Le politiche di differenziazione sono un elemento importante delle attuali dinamiche del settore agroalimentare. Da un lato esse offrono nuove opportunità agli agricoltori, specie per quei produttori capaci di specializzarsi in mercati di nicchia ad elevata redditività. Dall’altro lato esse sono indissolubilmente legate all’esercizio di potere di mercato, con la produzione quindi di effetti negativi in termini di benessere. Inoltre la forte asimmetria di potere contrattuale nei rapporti di fornitura fa sì che gli extraprofitti generati da tali politiche vadano a vantaggio quasi esclusivo dell’attore più forte, vale a dire il grande dettaglio organizzato. Nel settore dell’ortofrutta fresca le politiche di differenziazione rappresentano una opportunità per gli agricoltori, ma a condizione che questi riescano a mitigare il forte potere contrattuale degli acquirenti.

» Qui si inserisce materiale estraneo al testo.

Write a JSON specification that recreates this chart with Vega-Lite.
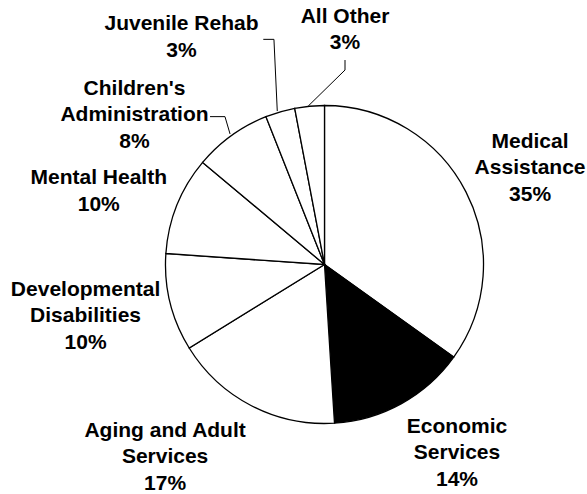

In Italia la GDO controlla il 60% delle vendite di ortofrutta fresca. Finora essa ha promosso un processo di modernizzazione dell’offerta agricola a livello sia della produzione che dell’organizzazione delle vendite. Produzioni di elevata qualità, certificazioni, costituzione di associazioni e cooperative, rinnovamento varietale, meccanizzazione, politiche di marca, sono tutte azioni intraprese dagli agricoltori in risposta alle pressioni della GDO. Tuttavia un eccessivo uso del proprio potere contrattuale da parte di quest’ultima potrebbe comprimere a tal punto i redditi degli agricoltori da frenare il processo di rinnovamento in corso ed indebolire l’ortofrutticultura italiana nei confronti dei propri competitors internazionali.

Riferimenti bibliografici

  • Ellickson, P.B. (2004), “Supermarkets as Natural Oligopolies”, Working paper. Duke University
  • Shaked, A., Sutton J. (1983), “Natural Oligopolies”, Econometrica, 51: 1469-83.
  • Sodano V., Hingley M. (2007). “Channel Management and differentiation strategies: A case study from the market for fresh produce” Contributed Paper presented at the 105th EAAE Seminar ‘International Marketing and International Trade of Quality Food Products’, Bologna, Italy, March 8-10, 2007.